CHRISTIANSTED — The initiative changing the composition of the territory’s unicameral Legislature would disenfranchise voters and violate the principle of one-person, one-vote that has formed the basis of apportioning legislatures since a series of U.S. Supreme Court rulings in the early 1960s.
“I applaud citizens of all political backgrounds stepping up and getting involved in their government, but the initiative as presented is deeply flawed and for that reason I cannot support it,” said V.I. Board of Elections member Jevon O.A. Williams of St. Croix, the Republican caucus leader. “As drafted it arbitrarily allocates, or apportions, the number of senators between our island communities without any regard for the actual population of each community, as determined when the census is taken every 10 years.”
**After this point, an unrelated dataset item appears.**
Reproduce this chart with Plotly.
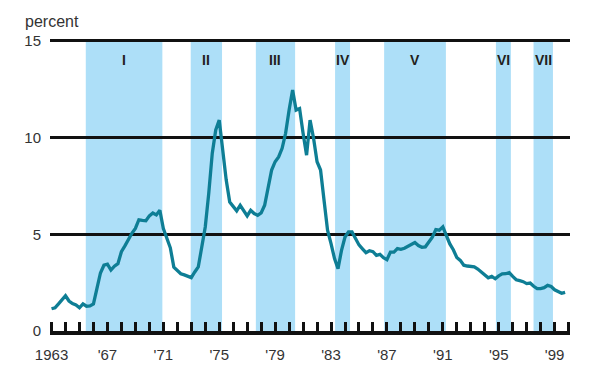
import pandas as pd
import plotly.graph_objects as go

# Quarterly series, 1963Q1 - 1999Q4 (percent)
quarters = pd.period_range("1963Q1", "1999Q4", freq="Q")
values = [
    1.15, 1.2, 1.4, 1.62,      # 1963
    1.82, 1.55, 1.42, 1.35,    # 1964
    1.2, 1.4, 1.28, 1.3,       # 1965
    1.4, 2.2, 3.0, 3.4,        # 1966
    3.45, 3.15, 3.35, 3.48,    # 1967
    4.1, 4.4, 4.75, 5.05,      # 1968
    5.3, 5.75, 5.72, 5.7,      # 1969
    5.95, 6.1, 6.0, 6.24,      # 1970
    5.3, 4.75, 4.3, 3.3,       # 1971
    3.15, 2.96, 2.9, 2.82,     # 1972
    2.76, 3.05, 3.31, 4.34,    # 1973
    5.38, 7.11, 9.18, 10.39,   # 1974
    10.9, 9.35, 7.8, 6.67,     # 1975
    6.41, 6.21, 6.5, 6.21,     # 1976
    5.95, 6.24, 6.07, 5.98,    # 1977
    6.1, 6.5, 7.45, 8.32,      # 1978
    8.75, 9.0, 9.44, 10.22,    # 1979
    11.42, 12.46, 11.42, 11.5, # 1980
    10.22, 9.09, 10.9, 9.96,   # 1981
    8.75, 8.32, 6.76, 5.21,    # 1982
    4.52, 3.74, 3.22, 4.17,    # 1983
    4.86, 5.12, 5.12, 4.75,    # 1984
    4.45, 4.25, 4.05, 4.15,    # 1985
    4.1, 3.91, 3.96, 3.79,     # 1986
    3.69, 4.08, 4.08, 4.26,    # 1987
    4.22, 4.28, 4.38, 4.47,    # 1988
    4.57, 4.42, 4.33, 4.35,    # 1989
    4.6, 4.85, 5.24, 5.21,     # 1990
    5.38, 4.9, 4.5, 4.2,       # 1991
    3.8, 3.65, 3.4, 3.36,      # 1992
    3.34, 3.31, 3.2, 3.05,     # 1993
    2.9, 2.75, 2.82, 2.7,      # 1994
    2.85, 2.95, 2.96, 3.02,    # 1995
    2.82, 2.65, 2.6, 2.55,     # 1996
    2.45, 2.48, 2.31, 2.19,    # 1997
    2.19, 2.24, 2.36, 2.3,     # 1998
    2.13, 2.05, 1.95, 2.0,     # 1999
]

# Shaded episodes
band_labels = ["I", "II", "III", "IV", "V", "VI", "VII"]
band_starts = [1965.45, 1972.96, 1977.62, 1983.29, 1986.8, 1994.8, 1997.49]
band_ends = [1970.93, 1975.2, 1980.43, 1984.36, 1991.22, 1995.87, 1998.88]
band_top = 15

# Axis ticks
tick_years = list(range(1963, 2001))
label_years = [1963, 1967, 1971, 1975, 1979, 1983, 1987, 1991, 1995, 1999]
label_texts = ["1963", "'67", "'71", "'75", "'79", "'83", "'87", "'91", "'95", "'99"]
y_ticks = [0, 5, 10, 15]

x = [q.year + (q.quarter - 1) / 4 for q in quarters]
lab = dict(zip(label_years, label_texts))
tick_text = [lab.get(y, "") for y in tick_years]

FONT = "Liberation Sans, Arial, sans-serif"
fig = go.Figure()
fig.add_trace(go.Scatter(x=x, y=values, mode="lines",
                         line=dict(color="#0e7e95", width=3.3),
                         hoverinfo="skip", showlegend=False))

for lbl, s, e in zip(band_labels, band_starts, band_ends):
    fig.add_shape(type="rect", xref="x", yref="y", x0=s, x1=e, y0=0, y1=band_top,
                  fillcolor="#addff8", line=dict(width=0), layer="below")
    fig.add_annotation(x=(s + e) / 2, y=14.0, xref="x", yref="y", text=lbl,
                       showarrow=False,
                       font=dict(family=FONT, size=14, color="#231f20", weight="bold"))

fig.add_annotation(xref="paper", yref="paper", x=-0.052, y=1.044,
                   xanchor="left", yanchor="middle", text="percent",
                   showarrow=False, font=dict(family=FONT, size=16, color="#333333"))

fig.update_layout(
    width=600, height=370,
    margin=dict(l=50, r=30, t=35, b=39, autoexpand=False),
    paper_bgcolor="white", plot_bgcolor="white",
    font=dict(family=FONT, size=15, color="#333333"),
    xaxis=dict(range=[1962.89, 2000.1], tickvals=tick_years, ticktext=tick_text,
               ticks="inside", ticklen=9, tickwidth=2.5, tickcolor="#111111",
               showline=True, linewidth=4, linecolor="#111111",
               showgrid=False, zeroline=False, fixedrange=True,
               automargin=False, ticklabelstandoff=7,
               tickfont=dict(size=15, color="#333333")),
    yaxis=dict(range=[0, 15.3], tickvals=y_ticks, ticks="",
               showgrid=True, gridcolor="#111111", gridwidth=2.5,
               zeroline=False, showline=False, fixedrange=True,
               automargin=False, ticklabelstandoff=8,
               tickfont=dict(size=15, color="#333333")),
)

fig.write_html("out.html", config={"displayModeBar": False},
               post_script="document.body.style.margin='0';")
Numerous U.S. Supreme Court rulings require state and local governments to use the population, as determined by census, in creating legislative districts and apportioning seats. As a result, a federal court challenge would likely determine that allocating a seat to the island of St. John disenfranchises voters on the much larger islands of St. Croix and St. Thomas. It is also constitutionally problematic to divide both St. Croix and St. Thomas into vague “east” and “west” legislative districts without precise boundaries based on the census and amended every 10 years when new official population numbers are released.
“I support the creation of single-senator legislative districts drawn by an independent commission to avoid gerrymandering with geographic boundaries determined by what the census has found to be the actual population of each community within each island,” Williams said. “Instead, this initiative arbitrarily creates legislative districts and assigns seats to these districts without any consideration of actual population, which as we all know has declined on each island since the 2010 census was released in 2011.”
If the initiative moves forward, Williams, in his official capacity as a member of the V.I. Board of Elections, will formally request a review by the U.S. attorney and the Voting Section of the U.S. Department of Justice to protect voters in the territory. He will also work with the congressional committees that oversee the territories in the U.S. Senate and U.S. House of Representatives to see if this would be better handled through an amendment to the Revised Organic Act.
Williams is also the V.I. national committeeman for the Republican Party. Republicans controls majorities in both houses of Congress.